Juliette Grant (Patricia Clarkson) has arrived in Cairo. Her husband Mark works for the United Nations and has been held up in Gaza. His colleague Tareq (Alexander Siddig) is at the airport waiting: tall, handsome, exotic. She's nervous and open to his offer of care. Mark remains held up in Gaza and so Tareq becomes an ad-hoc tour guide, introducing Juliette to his city. Cue felucca's on the Nile, hookah pipes in the bazaar. The pyramids however, are off-limits until Mark arrives although to Juliette's irritation, he's not in a hurry. Hey-ho, more time for sight-seeing!
Canadian writer/director Ruba Nadda has plunged headlong into Mills & Boon territory with an eye on older women, no doubt a poorly catered to audience. You could safely take your grandmother to see Cairo Time without a moment's hesitation. But would she thank you for it? Unlikely, unless she has a healthy appetite for romance novels, acknowledging this is a lesser title.

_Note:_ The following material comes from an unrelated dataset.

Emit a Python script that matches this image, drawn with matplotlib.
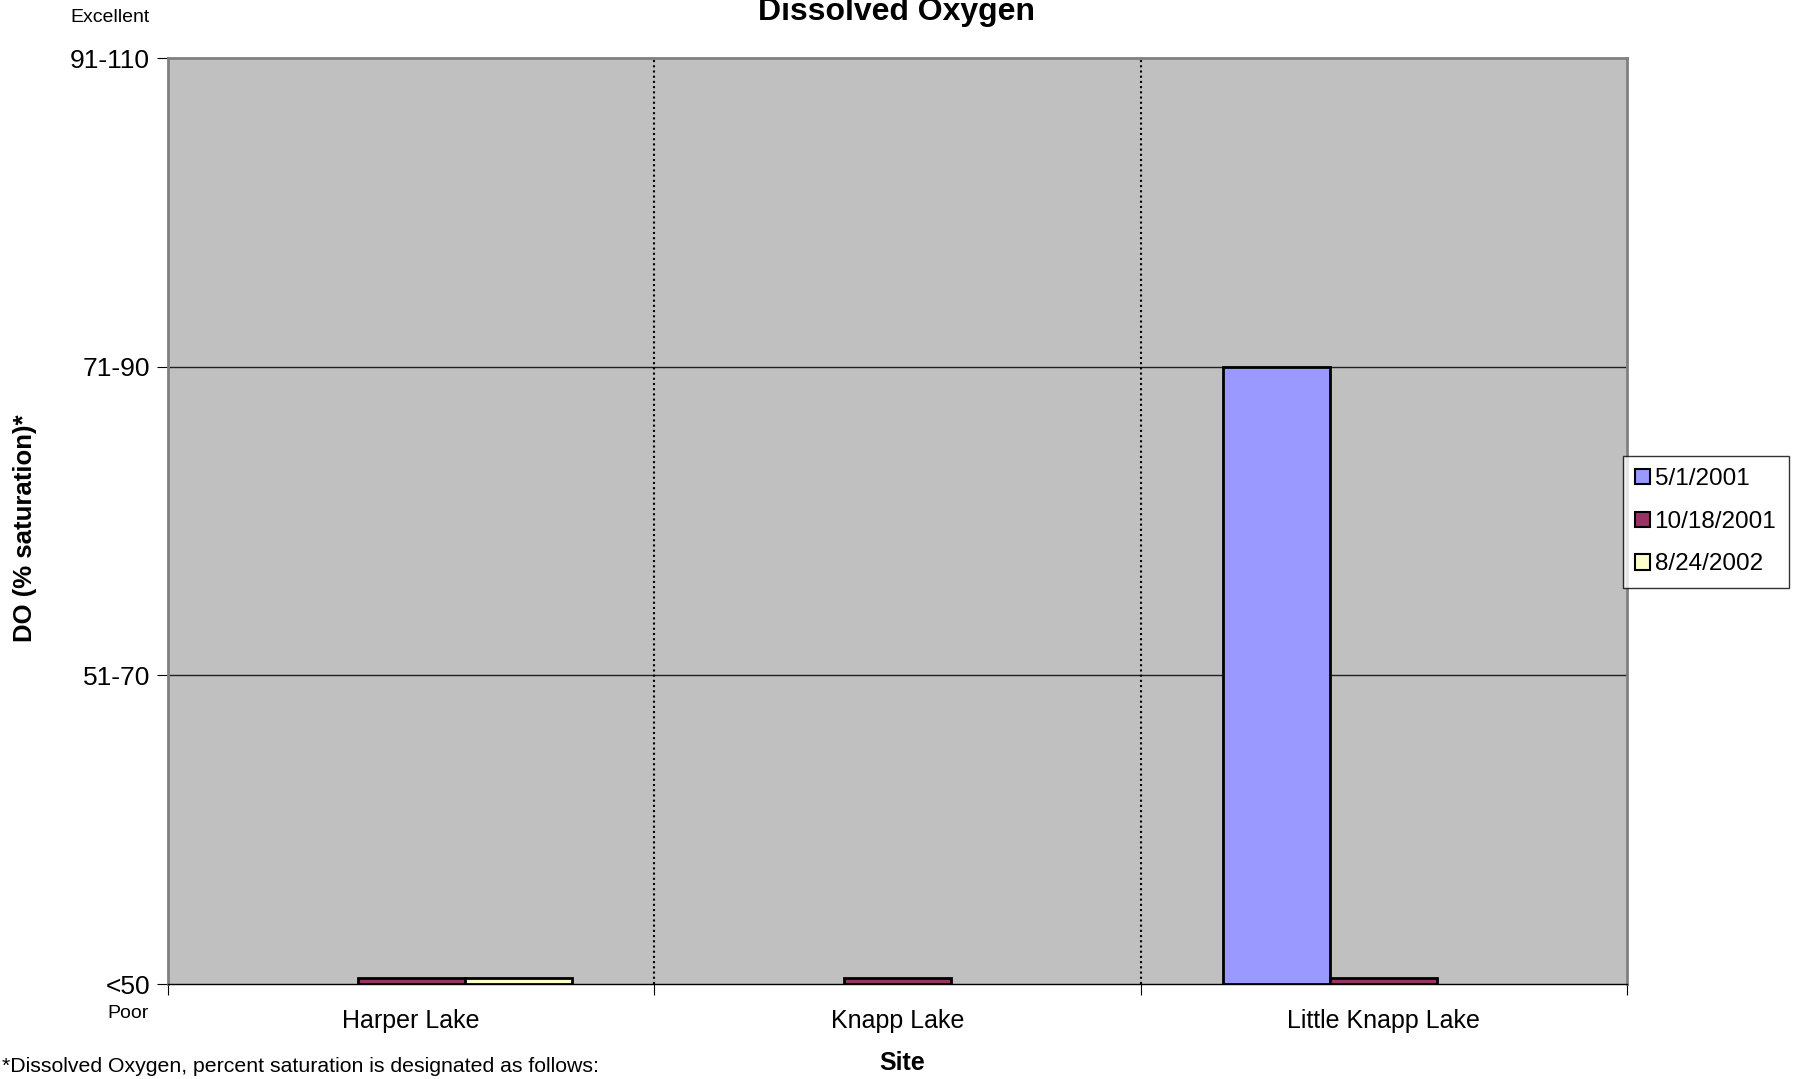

Apart from a holiday in Egypt, it's hard to see what Clarkson gets out of the film either. Certainly not a memorable role for Juliette has been lifted straight from the pages of the aforementioned: a coy, forlorn character allowed nothing more than a chaste kiss. Audiences get even less from a drearily underwritten script devoid of passion and adventure, the key elements of such a story. These two barely hold hands such is the old-fashioned styling of their emotional relationship. Not that Cairo Time sets out to challenge Sharon Stone exactly.
In balance, Clarkson makes the most of her role, giving Juliette a quiet dignity that slips around most of the clichés she encounters. Similarly Siddig does his best with the noble-native groaner. Cairo, the movie's third character, looks magnificent although it is impossible to point a camera in Egypt and not triumph. If only their story offered more than a loose assortment of middle-aged noodlings.